Mécanismes nationaux d’établissement de rapports
Si les données des mécanismes nationaux d’établissement de rapports ne sont pas détaillées et ne sont généralement disponibles que sous forme d’agrégats de haut niveau, ce qui limite leur utilisation, ce sont elles qui ont la couverture géographique la plus étendue, si bien qu’elles fournissent des informations de référence utiles sur la traite d’êtres humains à l’échelle mondiale. En outre, en l’absence de données ventilées publiquement disponibles, les rapports officiels peuvent être la seule source de données sur les victimes identifiées disponibles dans un pays ou une région donné(e).
Estimation de la prévalence de la traite d’êtres humains
Des estimations nationales de la prévalence de la traite ont été produites dans plusieurs pays. Cependant, elles reposent souvent sur une modélisation de données administratives existantes réalisée à partir de cas identifiés et ne doivent donc être considérées que comme des estimations de référence élémentaires. Il a toujours été difficile de produire des estimations de la prévalence de la traite qui soient fondées sur la collecte de nouvelles données primaires, par exemple au moyen d’enquêtes. Cette difficulté s’explique par la définition juridique compliquée de la traite et par les problèmes éthiques que soulève le fait de poser des questions sensibles aux personnes qui participent aux enquêtes auprès des ménages. Il n’est pas possible d’établir des échantillons dans tous les pays à cause de l’insuffisance des ressources, de problèmes de sécurité ou de l’existence de situations d’urgence humanitaire de grande ampleur.

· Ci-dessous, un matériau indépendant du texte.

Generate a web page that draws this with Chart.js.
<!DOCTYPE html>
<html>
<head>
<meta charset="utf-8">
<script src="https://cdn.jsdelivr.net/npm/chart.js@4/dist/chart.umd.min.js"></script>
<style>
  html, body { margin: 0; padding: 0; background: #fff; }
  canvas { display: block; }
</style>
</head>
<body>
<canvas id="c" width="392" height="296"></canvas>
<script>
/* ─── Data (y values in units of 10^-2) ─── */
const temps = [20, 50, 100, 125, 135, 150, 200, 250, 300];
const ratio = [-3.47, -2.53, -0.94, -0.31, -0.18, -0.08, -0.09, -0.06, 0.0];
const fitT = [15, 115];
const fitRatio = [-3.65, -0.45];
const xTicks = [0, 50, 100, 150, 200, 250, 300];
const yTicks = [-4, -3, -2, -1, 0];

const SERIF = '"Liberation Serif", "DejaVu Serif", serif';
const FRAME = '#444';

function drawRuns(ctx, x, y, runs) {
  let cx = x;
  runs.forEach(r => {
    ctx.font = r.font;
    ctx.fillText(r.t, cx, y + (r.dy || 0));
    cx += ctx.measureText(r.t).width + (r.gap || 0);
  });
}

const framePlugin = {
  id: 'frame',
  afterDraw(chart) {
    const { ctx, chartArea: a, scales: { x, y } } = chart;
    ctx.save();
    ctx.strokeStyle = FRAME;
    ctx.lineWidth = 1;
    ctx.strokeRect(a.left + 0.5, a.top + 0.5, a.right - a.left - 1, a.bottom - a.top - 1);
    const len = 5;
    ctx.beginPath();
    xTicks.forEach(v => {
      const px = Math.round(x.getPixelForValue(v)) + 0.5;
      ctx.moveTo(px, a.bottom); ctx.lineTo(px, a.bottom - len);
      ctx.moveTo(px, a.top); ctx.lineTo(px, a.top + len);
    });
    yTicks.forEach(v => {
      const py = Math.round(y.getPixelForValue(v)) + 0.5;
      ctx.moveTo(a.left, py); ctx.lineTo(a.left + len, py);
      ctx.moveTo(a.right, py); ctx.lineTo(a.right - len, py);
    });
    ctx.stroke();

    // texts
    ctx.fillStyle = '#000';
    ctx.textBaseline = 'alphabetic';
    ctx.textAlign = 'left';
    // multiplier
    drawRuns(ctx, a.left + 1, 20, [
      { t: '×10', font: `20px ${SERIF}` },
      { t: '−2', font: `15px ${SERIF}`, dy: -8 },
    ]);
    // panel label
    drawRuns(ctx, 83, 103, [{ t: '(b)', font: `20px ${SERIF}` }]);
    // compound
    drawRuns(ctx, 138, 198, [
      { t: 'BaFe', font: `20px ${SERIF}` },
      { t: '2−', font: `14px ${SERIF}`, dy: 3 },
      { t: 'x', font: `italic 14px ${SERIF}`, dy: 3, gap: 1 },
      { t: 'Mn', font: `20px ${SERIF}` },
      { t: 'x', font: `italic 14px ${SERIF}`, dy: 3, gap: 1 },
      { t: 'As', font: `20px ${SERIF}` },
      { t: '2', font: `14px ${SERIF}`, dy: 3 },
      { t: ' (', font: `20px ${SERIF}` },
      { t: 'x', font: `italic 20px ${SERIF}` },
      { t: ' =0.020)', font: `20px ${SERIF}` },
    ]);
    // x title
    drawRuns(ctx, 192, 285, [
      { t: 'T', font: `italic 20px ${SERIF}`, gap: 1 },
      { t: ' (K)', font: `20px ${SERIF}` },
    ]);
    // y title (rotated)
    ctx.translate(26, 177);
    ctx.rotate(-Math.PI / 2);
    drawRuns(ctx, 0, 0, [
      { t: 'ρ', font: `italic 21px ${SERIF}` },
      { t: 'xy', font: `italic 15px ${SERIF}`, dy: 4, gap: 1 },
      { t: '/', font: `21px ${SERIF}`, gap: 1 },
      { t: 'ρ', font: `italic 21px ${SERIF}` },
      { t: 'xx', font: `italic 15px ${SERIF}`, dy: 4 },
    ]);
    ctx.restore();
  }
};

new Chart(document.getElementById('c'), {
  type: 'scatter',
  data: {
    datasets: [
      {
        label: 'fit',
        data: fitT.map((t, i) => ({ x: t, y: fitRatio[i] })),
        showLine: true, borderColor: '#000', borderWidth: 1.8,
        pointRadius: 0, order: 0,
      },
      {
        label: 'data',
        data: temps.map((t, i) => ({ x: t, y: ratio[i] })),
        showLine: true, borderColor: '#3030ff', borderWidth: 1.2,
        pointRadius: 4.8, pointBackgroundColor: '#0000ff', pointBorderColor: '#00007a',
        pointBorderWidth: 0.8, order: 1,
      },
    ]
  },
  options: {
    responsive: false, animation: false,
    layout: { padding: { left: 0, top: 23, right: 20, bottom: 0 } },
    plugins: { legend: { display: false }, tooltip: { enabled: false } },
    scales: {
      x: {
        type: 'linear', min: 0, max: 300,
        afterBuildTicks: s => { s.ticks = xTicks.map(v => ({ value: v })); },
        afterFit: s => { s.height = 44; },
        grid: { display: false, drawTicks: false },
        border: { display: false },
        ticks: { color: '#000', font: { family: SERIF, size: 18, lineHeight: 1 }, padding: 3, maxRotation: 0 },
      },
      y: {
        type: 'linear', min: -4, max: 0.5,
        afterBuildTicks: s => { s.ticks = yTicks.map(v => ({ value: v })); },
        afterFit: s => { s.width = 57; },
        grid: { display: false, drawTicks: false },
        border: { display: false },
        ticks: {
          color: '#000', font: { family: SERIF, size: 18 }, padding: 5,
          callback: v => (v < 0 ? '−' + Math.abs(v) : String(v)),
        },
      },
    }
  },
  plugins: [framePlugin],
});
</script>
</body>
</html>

Les enquêtes de grande ampleur auprès des ménages soulèvent également des questions d’ordre éthique et d’autres problèmes, comme le caractère délicat de certaines questions (par exemple, celles portant sur l’exploitation ou la violence sexuelle) et la difficulté de recueillir des données sur les enfants. Les données mentionnées ci-dessus sont donc d’autant plus précieuses, tant pour obtenir des informations sur ces profils spécifiques que pour étayer les estimations.
La traite dans les situations de crise humanitaire et de flux migratoires de grande ampleur
Enfin, les situations de crise humanitaire sont souvent soumises à une forte pression et à un environnement qui évolue rapidement, où il peut être difficile de procéder à une collecte rigoureuse et éthique de données. Par exemple, la possibilité pour les enquêteurs d’avoir accès aux populations touchées peut changer rapidement et les lieux touchés par une crise peuvent être dépourvus des services nécessaires à l’apport d’une assistance aux victimes de la traite d’êtres humains. Les méthodes de collecte de données doivent donc éviter de causer des préjudices, doivent être déployées au bon moment et doivent pouvoir être adaptées à chaque situation. L’échantillonnage des pratiques exemplaires peut aussi s’avérer difficile à mettre en œuvre dans certains environnements.